How Coronavirus May Affect Future of IT Data Centre Operations
IT professionals may be used to dealing with the threat of viruses, but certainly not the pandemic that is coronavirus. Nearly all industries will be impacted by the ongoing spread of the virus and we need to be aware of the potential IT and related business issues that could arise.
Disruption to IT operations in the data centres that organisations rely on, for example, is inevitable during this pandemic. With travel restrictions escalating daily, from closed borders to shelter in place orders, last-mile IT field engineers may be prevented from accessing the facilities that they have critical responsibility for maintaining and repairing. And even if they can get to a customer location, physical access to customer premises to resolve hardware faults in the data centre – like switching out a simple drive – may be restricted as a result of quarantine.
For another potential disruptor, let’s observe this situation from one step back. Field engineers who maintain data centre hardware are dependent upon parts to resolve faults in IT infrastructures and systems. And although fans and power supplies typically may be commonplace and inexpensive, these are not typical times. A part that normally may be available the same day or overnight may now be subject to a timetable created for higher-order public health concerns if it’s shipped to or from geographic regions where there is restricted movement.

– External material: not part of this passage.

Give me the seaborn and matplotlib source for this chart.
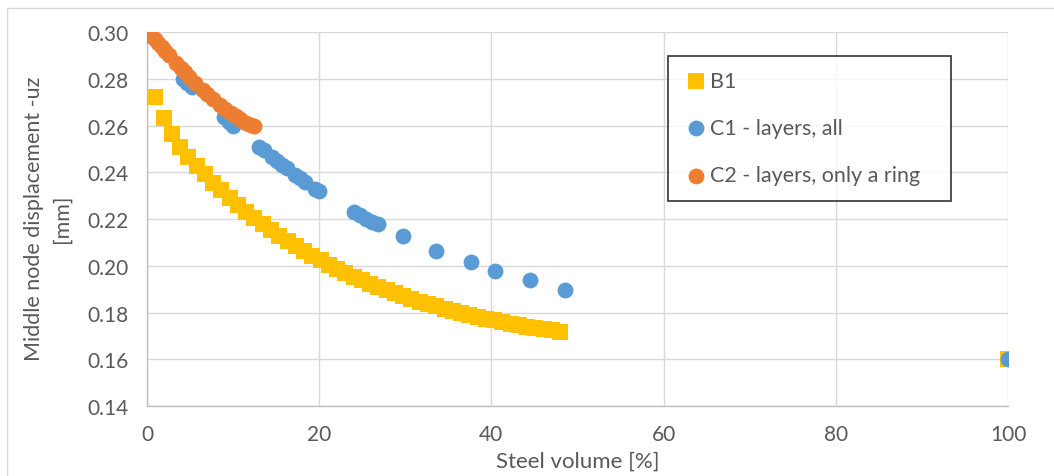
import numpy as np
import pandas as pd
import matplotlib
matplotlib.use("Agg")
import matplotlib.pyplot as plt
import seaborn as sns
from matplotlib.lines import Line2D

# Data
b1_x = [0.96, 1.92, 2.88, 3.84, 4.80, 5.76, 6.72, 7.68, 8.64, 9.60,
        10.56, 11.52, 12.48, 13.44, 14.40, 15.36, 16.32, 17.28, 18.24, 19.20,
        20.16, 21.12, 22.08, 23.04, 24.00, 24.96, 25.92, 26.88, 27.84, 28.80,
        29.76, 30.72, 31.68, 32.64, 33.60, 34.56, 35.52, 36.48, 37.44, 38.40,
        39.36, 40.32, 41.28, 42.24, 43.20, 44.16, 45.12, 46.08, 47.04, 48.00,
        100.0]
b1_y = [0.2724, 0.2631, 0.2562, 0.2510, 0.2467, 0.2428, 0.2391, 0.2356, 0.2323, 0.2290,
        0.2258, 0.2230, 0.2205, 0.2178, 0.2153, 0.2129, 0.2106, 0.2084, 0.2063, 0.2043,
        0.2024, 0.2005, 0.1987, 0.1970, 0.1954, 0.1938, 0.1923, 0.1909, 0.1895, 0.1882,
        0.1870, 0.1858, 0.1847, 0.1836, 0.1826, 0.1816, 0.1807, 0.1798, 0.1789, 0.1781,
        0.1773, 0.1766, 0.1759, 0.1752, 0.1746, 0.1740, 0.1734, 0.1728, 0.1723, 0.1718,
        0.1600]

c1_x = [4.2, 4.7, 5.2, 9.0, 9.5, 10.0,
        13.0, 13.6, 14.5, 15.1, 15.7, 16.3, 17.2, 17.8, 18.4, 19.5, 20.0,
        24.0, 24.7, 25.4, 26.1, 26.8,
        29.7, 33.6, 37.6, 40.4, 44.5, 48.5, 100.0]
c1_y = [0.2800, 0.2782, 0.2765, 0.2635, 0.2617, 0.2598,
        0.2508, 0.2497, 0.2465, 0.2448, 0.2432, 0.2418, 0.2390, 0.2374, 0.2360, 0.2330, 0.2318,
        0.2228, 0.2215, 0.2202, 0.2189, 0.2177,
        0.2126, 0.2064, 0.2016, 0.1979, 0.1937, 0.1897, 0.1600]

c2_x = [0.5, 0.9, 1.3, 1.7, 2.1, 2.6, 3.4, 3.9, 4.4, 4.9, 5.6,
        6.5, 7.0, 7.7, 8.5, 9.1, 9.7, 10.3, 10.8, 11.5, 12.1, 12.4]
c2_y = [0.2985, 0.2970, 0.2953, 0.2937, 0.2920, 0.2900, 0.2868, 0.2848, 0.2828, 0.2809, 0.2783,
        0.2752, 0.2735, 0.2712, 0.2688, 0.2671, 0.2655, 0.2640, 0.2627, 0.2612, 0.2601, 0.2596]

labels = ["B1", "C1 - layers, all", "C2 - layers, only a ring"]
colors = ["#FFC000", "#5B9BD5", "#ED7D31"]

sns.set_style("white")
plt.rcParams["font.family"] = ["Lato", "DejaVu Sans"]
text_col = "#595959"

fig = plt.figure(figsize=(10.54, 4.77), dpi=100)
ax = fig.add_axes([147 / 1054, 1 - 407 / 477, 861 / 1054, 374 / 477])

sns.scatterplot(x=b1_x, y=b1_y, ax=ax, marker="s", s=120, color=colors[0],
                linewidth=0, label=labels[0], zorder=3)
sns.scatterplot(x=c1_x, y=c1_y, ax=ax, marker="o", s=130, color=colors[1],
                linewidth=0, label=labels[1], zorder=4)
sns.scatterplot(x=c2_x, y=c2_y, ax=ax, marker="o", s=130, color=colors[2],
                linewidth=0, label=labels[2], zorder=5)

ax.set_xlim(0, 100)
ax.set_ylim(0.14, 0.30)
ax.set_xticks([0, 20, 40, 60, 80, 100])
ax.set_yticks(np.arange(0.14, 0.301, 0.02))
ax.set_yticklabels([f"{v:.2f}" for v in np.arange(0.14, 0.301, 0.02)])
ax.grid(True, color="#d9d9d9", linewidth=1)
ax.set_axisbelow(True)
for side in ["top", "right"]:
    ax.spines[side].set_visible(False)
for side in ["left", "bottom"]:
    ax.spines[side].set_color("#bfbfbf")
    ax.spines[side].set_linewidth(1)
ax.tick_params(length=0, labelsize=15, labelcolor=text_col, pad=13)

ax.set_xlabel("Steel volume [%]", fontsize=16, color=text_col, va="top")
ax.xaxis.set_label_coords(0.5, -0.12)
ax.set_ylabel("Middle node displacement -uz\n[mm]", fontsize=15.5, color=text_col,
              linespacing=1.5)
ax.yaxis.set_label_coords(-0.087, 0.503)

leg = ax.legend(loc="upper left", bbox_to_anchor=(0.6055, 0.9366, 0.328, 0.0),
                mode="expand", frameon=True, fancybox=False, fontsize=15.5,
                labelspacing=1.27, handletextpad=0.05, borderpad=0.7,
                handlelength=1.2, borderaxespad=0)
leg.get_frame().set_edgecolor("black")
leg.get_frame().set_linewidth(1.2)
for t in leg.get_texts():
    t.set_color(text_col)

# thin frame of the chart area (top and left edges visible)
fig.add_artist(Line2D([7 / 1054, 1], [1 - 9 / 477, 1 - 9 / 477], color="#d9d9d9", lw=1))
fig.add_artist(Line2D([7 / 1054, 7 / 1054], [0, 1 - 9 / 477], color="#d9d9d9", lw=1))

fig.savefig("out.png", dpi=100)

Both the manufacturing and distribution of such parts are likely to be delayed, which would also cause delays in implementing the fix.

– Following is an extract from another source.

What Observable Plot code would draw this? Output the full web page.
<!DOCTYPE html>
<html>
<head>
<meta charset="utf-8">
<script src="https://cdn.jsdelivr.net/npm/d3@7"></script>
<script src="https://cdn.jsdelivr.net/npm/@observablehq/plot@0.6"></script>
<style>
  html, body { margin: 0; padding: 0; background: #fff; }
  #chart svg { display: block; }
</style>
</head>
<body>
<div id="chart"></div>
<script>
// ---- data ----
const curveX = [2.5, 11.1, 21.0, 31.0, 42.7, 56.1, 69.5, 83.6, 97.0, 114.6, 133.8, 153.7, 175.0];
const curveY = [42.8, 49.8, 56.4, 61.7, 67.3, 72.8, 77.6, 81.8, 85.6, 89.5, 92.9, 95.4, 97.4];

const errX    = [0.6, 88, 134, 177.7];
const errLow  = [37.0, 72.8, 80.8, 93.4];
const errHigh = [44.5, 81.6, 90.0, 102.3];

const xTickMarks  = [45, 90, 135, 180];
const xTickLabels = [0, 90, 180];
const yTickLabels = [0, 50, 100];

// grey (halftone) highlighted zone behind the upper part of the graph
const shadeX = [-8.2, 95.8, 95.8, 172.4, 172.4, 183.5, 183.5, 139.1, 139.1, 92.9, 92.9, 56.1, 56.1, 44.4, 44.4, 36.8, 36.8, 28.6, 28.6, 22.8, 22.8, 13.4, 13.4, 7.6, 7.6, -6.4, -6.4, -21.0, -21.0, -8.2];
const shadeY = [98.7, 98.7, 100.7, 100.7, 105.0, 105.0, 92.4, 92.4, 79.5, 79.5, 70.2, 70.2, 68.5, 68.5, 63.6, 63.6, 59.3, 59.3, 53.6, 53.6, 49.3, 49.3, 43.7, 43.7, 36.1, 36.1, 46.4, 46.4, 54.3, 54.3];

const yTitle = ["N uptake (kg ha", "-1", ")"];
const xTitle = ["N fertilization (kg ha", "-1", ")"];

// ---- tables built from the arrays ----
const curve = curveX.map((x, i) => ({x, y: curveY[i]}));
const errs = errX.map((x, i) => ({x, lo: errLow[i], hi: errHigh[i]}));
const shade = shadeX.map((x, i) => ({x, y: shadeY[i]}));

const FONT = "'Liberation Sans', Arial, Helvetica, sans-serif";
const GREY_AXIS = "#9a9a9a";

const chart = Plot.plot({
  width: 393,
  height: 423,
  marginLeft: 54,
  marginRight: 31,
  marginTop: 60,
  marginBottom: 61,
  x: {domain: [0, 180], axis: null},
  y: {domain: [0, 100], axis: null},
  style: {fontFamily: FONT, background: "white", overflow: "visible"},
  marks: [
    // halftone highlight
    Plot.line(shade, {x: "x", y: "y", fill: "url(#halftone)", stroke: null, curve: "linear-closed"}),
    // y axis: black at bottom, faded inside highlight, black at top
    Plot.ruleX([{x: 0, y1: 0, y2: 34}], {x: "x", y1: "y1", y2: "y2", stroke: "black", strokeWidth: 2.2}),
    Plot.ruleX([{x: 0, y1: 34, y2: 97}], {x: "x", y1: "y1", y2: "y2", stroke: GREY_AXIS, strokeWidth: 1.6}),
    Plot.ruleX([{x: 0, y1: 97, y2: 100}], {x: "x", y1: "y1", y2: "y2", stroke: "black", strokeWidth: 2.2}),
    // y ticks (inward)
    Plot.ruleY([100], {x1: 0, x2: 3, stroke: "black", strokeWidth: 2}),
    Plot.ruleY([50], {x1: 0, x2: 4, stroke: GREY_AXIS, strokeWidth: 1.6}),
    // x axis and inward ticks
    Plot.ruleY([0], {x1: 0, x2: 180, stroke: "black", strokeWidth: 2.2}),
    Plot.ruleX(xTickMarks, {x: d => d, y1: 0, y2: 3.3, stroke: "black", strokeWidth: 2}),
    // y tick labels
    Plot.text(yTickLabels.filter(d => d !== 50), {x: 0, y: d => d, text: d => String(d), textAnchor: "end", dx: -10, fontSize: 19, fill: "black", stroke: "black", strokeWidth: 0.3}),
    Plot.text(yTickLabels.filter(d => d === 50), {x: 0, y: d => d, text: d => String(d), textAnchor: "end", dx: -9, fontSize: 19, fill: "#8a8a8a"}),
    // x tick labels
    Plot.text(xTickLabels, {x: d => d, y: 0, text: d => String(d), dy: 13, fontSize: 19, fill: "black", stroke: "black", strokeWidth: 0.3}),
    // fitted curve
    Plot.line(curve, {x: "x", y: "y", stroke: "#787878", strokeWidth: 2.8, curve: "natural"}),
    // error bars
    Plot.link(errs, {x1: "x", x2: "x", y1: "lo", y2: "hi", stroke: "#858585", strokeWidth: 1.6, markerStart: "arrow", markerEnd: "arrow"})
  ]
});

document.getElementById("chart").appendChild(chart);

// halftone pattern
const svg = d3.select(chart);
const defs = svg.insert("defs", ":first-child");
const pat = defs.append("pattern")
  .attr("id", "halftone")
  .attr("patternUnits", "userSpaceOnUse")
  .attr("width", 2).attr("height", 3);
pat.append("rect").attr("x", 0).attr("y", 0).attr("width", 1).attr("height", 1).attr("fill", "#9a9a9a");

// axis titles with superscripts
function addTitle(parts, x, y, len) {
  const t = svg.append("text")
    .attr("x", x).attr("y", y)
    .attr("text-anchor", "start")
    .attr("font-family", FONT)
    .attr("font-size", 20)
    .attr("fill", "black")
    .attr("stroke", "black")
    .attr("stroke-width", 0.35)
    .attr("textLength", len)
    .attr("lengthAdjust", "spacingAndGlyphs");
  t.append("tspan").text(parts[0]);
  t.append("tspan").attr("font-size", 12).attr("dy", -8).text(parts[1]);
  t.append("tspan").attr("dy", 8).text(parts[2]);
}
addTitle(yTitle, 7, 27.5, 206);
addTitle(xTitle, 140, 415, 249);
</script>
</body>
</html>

Maintaining a semblance of regular operations requires steps to minimise these disruptions. Enterprises with IT asset management control are more likely to be able to maintain stable IT operations. These organisations are armed with the knowledge of where all of their hardware assets are located in the world, especially in relation to restricted regions and activities, as well as the ability to detect faults that may occur during this global challenge.
In addition, automation, robotics and AI are increasingly prevalent in the digital age and organisations have adopted these advanced technologies to support their business and IT operations. The application of dynamic baselining is one example where organisations are realising value from predictive analytics to proactively manage infrastructure. Another example is the integration of technologies like S.M.A.R.T. events which can generate alerts prior to actual failure. Organisations are applying remote automation and AI to help ensure that their IT infrastructures continue to operate, down to automated and proactive fault detection and resolution capabilities.
AI tools have the power to predict and self-learn through patterns, potentially helping alleviate IT issues and resolve faults quicker than through human interaction. In times like these, it’s not only faster, but possible, when human interaction is restricted.
With remote monitoring tools, companies can automate fault resolution processes for hardware infrastructures. Remote monitoring tools can initiate service tickets for hardware component failures, with agents that poll systems remotely through standard protocols like SNMP, WMI and SSH and then communicate hardware events back to the IT administrator through an outbound TCP connection. This process ensures IT operations (and business) continue despite quarantined areas, restricted business and limited staff.
In addition, effective IT customer service portals further enables enterprise customers to raise and monitor service tickets from any device, potentially getting their faults logged, tracked and resolved rapidly at a time when call centers and their staff may be overwhelmed.
Beyond customer service portals, mobile applications can place these capabilities in the palm of your hand. Mobile apps enable users to identify devices that need support by simply using the phone’s camera to scan the bar code. The application then decodes the bar code and automatically populates the corresponding serial number in a ticket submission form. Companies using mobile apps through traditional portals can elevate the convenience and efficiency of service and attention, all while finding a new way to stay connected.
Disruptions are inevitable in the current crisis we are facing. With a compromised workforce, multiple services and tools can alleviate the pressure on IT operations and bring peace of mind to businesses. Most critically, automation and remote monitoring can play a massive part in keeping IT services running smoothly so that businesses can maintain continuity and certainty in these very uncertain times.